*Written instruction*: Write out each line exactly as given. Leave the pictures out of your copy.

*Provided data*:
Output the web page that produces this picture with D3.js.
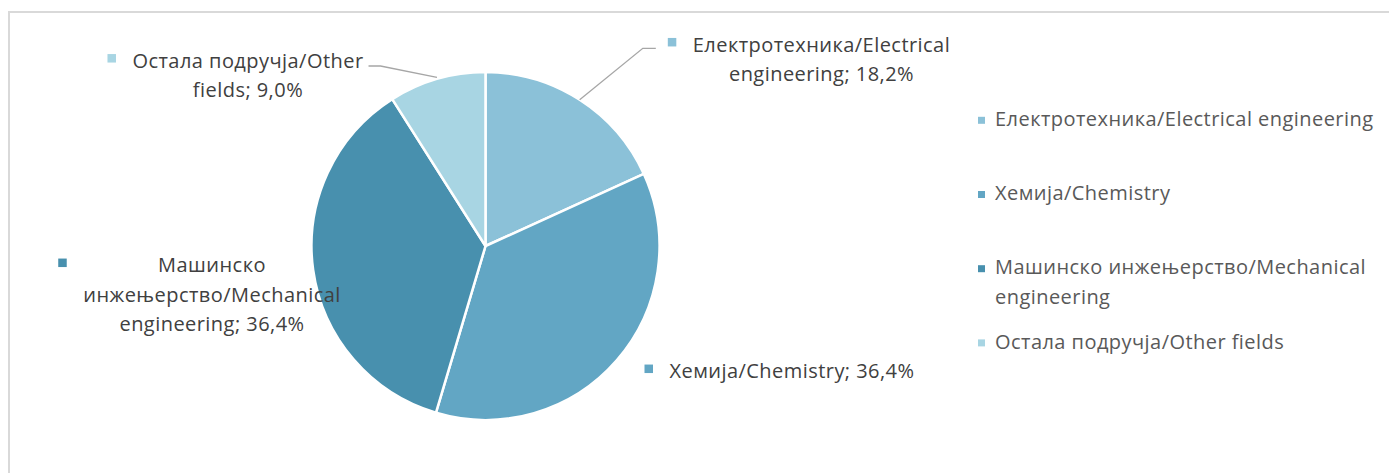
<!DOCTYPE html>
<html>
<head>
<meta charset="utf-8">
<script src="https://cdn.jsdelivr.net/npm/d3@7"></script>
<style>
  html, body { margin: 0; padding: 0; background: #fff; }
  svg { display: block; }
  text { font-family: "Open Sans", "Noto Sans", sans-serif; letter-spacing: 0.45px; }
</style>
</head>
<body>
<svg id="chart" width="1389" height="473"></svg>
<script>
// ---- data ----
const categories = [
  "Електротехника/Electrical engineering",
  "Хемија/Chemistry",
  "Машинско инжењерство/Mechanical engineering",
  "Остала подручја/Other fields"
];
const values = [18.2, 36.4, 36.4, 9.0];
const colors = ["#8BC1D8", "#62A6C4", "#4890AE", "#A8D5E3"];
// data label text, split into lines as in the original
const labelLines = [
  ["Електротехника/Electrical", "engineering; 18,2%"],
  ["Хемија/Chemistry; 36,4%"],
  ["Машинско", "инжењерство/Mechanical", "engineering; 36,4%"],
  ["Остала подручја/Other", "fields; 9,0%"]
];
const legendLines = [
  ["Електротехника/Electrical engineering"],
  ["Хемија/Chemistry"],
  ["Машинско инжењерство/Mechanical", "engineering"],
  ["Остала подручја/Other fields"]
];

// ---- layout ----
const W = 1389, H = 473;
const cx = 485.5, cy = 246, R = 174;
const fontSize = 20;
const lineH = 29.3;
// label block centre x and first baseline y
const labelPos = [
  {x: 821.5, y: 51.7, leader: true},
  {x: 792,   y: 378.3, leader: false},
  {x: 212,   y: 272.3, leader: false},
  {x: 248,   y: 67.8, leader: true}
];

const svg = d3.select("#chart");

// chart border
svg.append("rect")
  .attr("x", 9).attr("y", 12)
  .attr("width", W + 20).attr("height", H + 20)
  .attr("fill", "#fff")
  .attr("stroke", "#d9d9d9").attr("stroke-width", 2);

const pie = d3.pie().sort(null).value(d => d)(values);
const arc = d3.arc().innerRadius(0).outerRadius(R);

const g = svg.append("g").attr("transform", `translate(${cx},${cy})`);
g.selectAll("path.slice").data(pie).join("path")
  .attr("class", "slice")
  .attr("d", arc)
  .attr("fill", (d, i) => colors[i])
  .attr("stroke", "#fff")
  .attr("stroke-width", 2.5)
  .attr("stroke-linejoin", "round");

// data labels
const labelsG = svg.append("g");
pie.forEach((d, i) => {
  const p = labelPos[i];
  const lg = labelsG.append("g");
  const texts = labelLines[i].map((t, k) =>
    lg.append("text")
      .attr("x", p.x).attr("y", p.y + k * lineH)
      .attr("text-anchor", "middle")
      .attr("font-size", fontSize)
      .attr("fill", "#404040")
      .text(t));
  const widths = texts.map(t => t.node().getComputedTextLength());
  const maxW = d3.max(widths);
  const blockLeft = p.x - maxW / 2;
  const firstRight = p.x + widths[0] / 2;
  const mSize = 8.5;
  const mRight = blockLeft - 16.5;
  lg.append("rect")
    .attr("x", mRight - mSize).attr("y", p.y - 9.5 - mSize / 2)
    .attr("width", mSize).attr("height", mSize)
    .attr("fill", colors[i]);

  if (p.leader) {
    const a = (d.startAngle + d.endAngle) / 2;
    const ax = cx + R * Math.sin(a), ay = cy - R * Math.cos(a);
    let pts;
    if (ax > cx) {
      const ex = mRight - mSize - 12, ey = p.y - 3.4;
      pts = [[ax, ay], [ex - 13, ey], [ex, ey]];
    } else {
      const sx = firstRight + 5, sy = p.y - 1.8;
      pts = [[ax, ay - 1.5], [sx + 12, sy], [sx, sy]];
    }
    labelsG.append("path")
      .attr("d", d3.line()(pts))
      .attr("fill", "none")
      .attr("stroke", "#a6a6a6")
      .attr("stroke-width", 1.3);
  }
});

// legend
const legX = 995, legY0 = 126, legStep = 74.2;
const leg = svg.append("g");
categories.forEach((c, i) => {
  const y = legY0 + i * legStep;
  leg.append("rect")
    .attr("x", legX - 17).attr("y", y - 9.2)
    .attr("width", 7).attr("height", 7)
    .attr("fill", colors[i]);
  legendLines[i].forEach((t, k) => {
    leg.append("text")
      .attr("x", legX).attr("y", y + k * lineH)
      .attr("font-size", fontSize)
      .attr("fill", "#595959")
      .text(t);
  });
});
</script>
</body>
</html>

*Written reply*:
Output the web page that produces this picture with D3.js.
<!DOCTYPE html>
<html>
<head>
<meta charset="utf-8">
<script src="https://cdn.jsdelivr.net/npm/d3@7"></script>
<style>
  html, body { margin: 0; padding: 0; background: #fff; }
  svg { display: block; }
  text { font-family: "Open Sans", "Noto Sans", sans-serif; letter-spacing: 0.45px; }
</style>
</head>
<body>
<svg id="chart" width="1389" height="473"></svg>
<script>
// ---- data ----
const categories = [
  "Електротехника/Electrical engineering",
  "Хемија/Chemistry",
  "Машинско инжењерство/Mechanical engineering",
  "Остала подручја/Other fields"
];
const values = [18.2, 36.4, 36.4, 9.0];
const colors = ["#8BC1D8", "#62A6C4", "#4890AE", "#A8D5E3"];
// data label text, split into lines as in the original
const labelLines = [
  ["Електротехника/Electrical", "engineering; 18,2%"],
  ["Хемија/Chemistry; 36,4%"],
  ["Машинско", "инжењерство/Mechanical", "engineering; 36,4%"],
  ["Остала подручја/Other", "fields; 9,0%"]
];
const legendLines = [
  ["Електротехника/Electrical engineering"],
  ["Хемија/Chemistry"],
  ["Машинско инжењерство/Mechanical", "engineering"],
  ["Остала подручја/Other fields"]
];

// ---- layout ----
const W = 1389, H = 473;
const cx = 485.5, cy = 246, R = 174;
const fontSize = 20;
const lineH = 29.3;
// label block centre x and first baseline y
const labelPos = [
  {x: 821.5, y: 51.7, leader: true},
  {x: 792,   y: 378.3, leader: false},
  {x: 212,   y: 272.3, leader: false},
  {x: 248,   y: 67.8, leader: true}
];

const svg = d3.select("#chart");

// chart border
svg.append("rect")
  .attr("x", 9).attr("y", 12)
  .attr("width", W + 20).attr("height", H + 20)
  .attr("fill", "#fff")
  .attr("stroke", "#d9d9d9").attr("stroke-width", 2);

const pie = d3.pie().sort(null).value(d => d)(values);
const arc = d3.arc().innerRadius(0).outerRadius(R);

const g = svg.append("g").attr("transform", `translate(${cx},${cy})`);
g.selectAll("path.slice").data(pie).join("path")
  .attr("class", "slice")
  .attr("d", arc)
  .attr("fill", (d, i) => colors[i])
  .attr("stroke", "#fff")
  .attr("stroke-width", 2.5)
  .attr("stroke-linejoin", "round");

// data labels
const labelsG = svg.append("g");
pie.forEach((d, i) => {
  const p = labelPos[i];
  const lg = labelsG.append("g");
  const texts = labelLines[i].map((t, k) =>
    lg.append("text")
      .attr("x", p.x).attr("y", p.y + k * lineH)
      .attr("text-anchor", "middle")
      .attr("font-size", fontSize)
      .attr("fill", "#404040")
      .text(t));
  const widths = texts.map(t => t.node().getComputedTextLength());
  const maxW = d3.max(widths);
  const blockLeft = p.x - maxW / 2;
  const firstRight = p.x + widths[0] / 2;
  const mSize = 8.5;
  const mRight = blockLeft - 16.5;
  lg.append("rect")
    .attr("x", mRight - mSize).attr("y", p.y - 9.5 - mSize / 2)
    .attr("width", mSize).attr("height", mSize)
    .attr("fill", colors[i]);

  if (p.leader) {
    const a = (d.startAngle + d.endAngle) / 2;
    const ax = cx + R * Math.sin(a), ay = cy - R * Math.cos(a);
    let pts;
    if (ax > cx) {
      const ex = mRight - mSize - 12, ey = p.y - 3.4;
      pts = [[ax, ay], [ex - 13, ey], [ex, ey]];
    } else {
      const sx = firstRight + 5, sy = p.y - 1.8;
      pts = [[ax, ay - 1.5], [sx + 12, sy], [sx, sy]];
    }
    labelsG.append("path")
      .attr("d", d3.line()(pts))
      .attr("fill", "none")
      .attr("stroke", "#a6a6a6")
      .attr("stroke-width", 1.3);
  }
});

// legend
const legX = 995, legY0 = 126, legStep = 74.2;
const leg = svg.append("g");
categories.forEach((c, i) => {
  const y = legY0 + i * legStep;
  leg.append("rect")
    .attr("x", legX - 17).attr("y", y - 9.2)
    .attr("width", 7).attr("height", 7)
    .attr("fill", colors[i]);
  legendLines[i].forEach((t, k) => {
    leg.append("text")
      .attr("x", legX).attr("y", y + k * lineH)
      .attr("font-size", fontSize)
      .attr("fill", "#595959")
      .text(t);
  });
});
</script>
</body>
</html>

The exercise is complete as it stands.